The recent performance of the New Zealand dollar (NZD) against the Philippine Peso (PHP) reflects a complex interaction of domestic economic policies and global market dynamics. Although the NZD was buoyed slightly by stronger-than-expected GDP growth, analysts noted that this positive economic indicator did not significantly alter expectations for the Reserve Bank of New Zealand's (RBNZ) monetary policy. The RBNZ's dovish stance, which has seen a reduction in the Official Cash Rate (OCR) from 3.25% to 2.75% in October and further cuts anticipated by year-end, is expected to keep downward pressure on the NZD.
In contrast, the PHP faces its own challenges, including widespread anti-corruption protests that have heightened concerns over political stability. Investor confidence is being affected as the Philippines grapples with domestic issues while the International Monetary Fund projects a slowdown in economic growth.
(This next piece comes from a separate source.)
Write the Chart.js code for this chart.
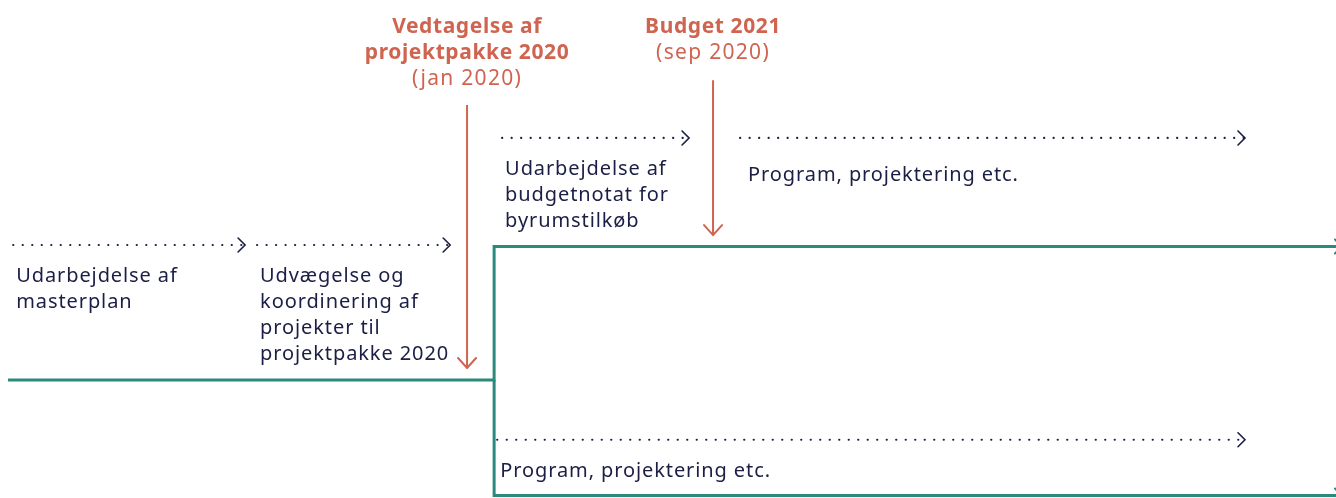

Despite these challenges, the Philippine economy benefits from a recent balance of payments surplus, bolstering its gross international reserves and somewhat stabilizing the peso.
Market observers have noted that the NZD is currently trading at around 34.27 PHP, which is 1.8% higher than its three-month average of 33.66 PHP, maintaining relative stability within a 4.2% range over recent months. Analysts suggest that continued rising export figures could provide further support for the NZD, especially amidst the varying global interest rate landscape that currently favors the USD over the NZD.
Looking forward, the interplay of New Zealand's easing monetary policy versus the Philippines' signs of stabilization in external buffers will likely shape the future trajectory of the NZD to PHP exchange rate. As both currencies navigate through domestic and international pressures, traders and businesses should monitor updates closely to optimize their international transactions.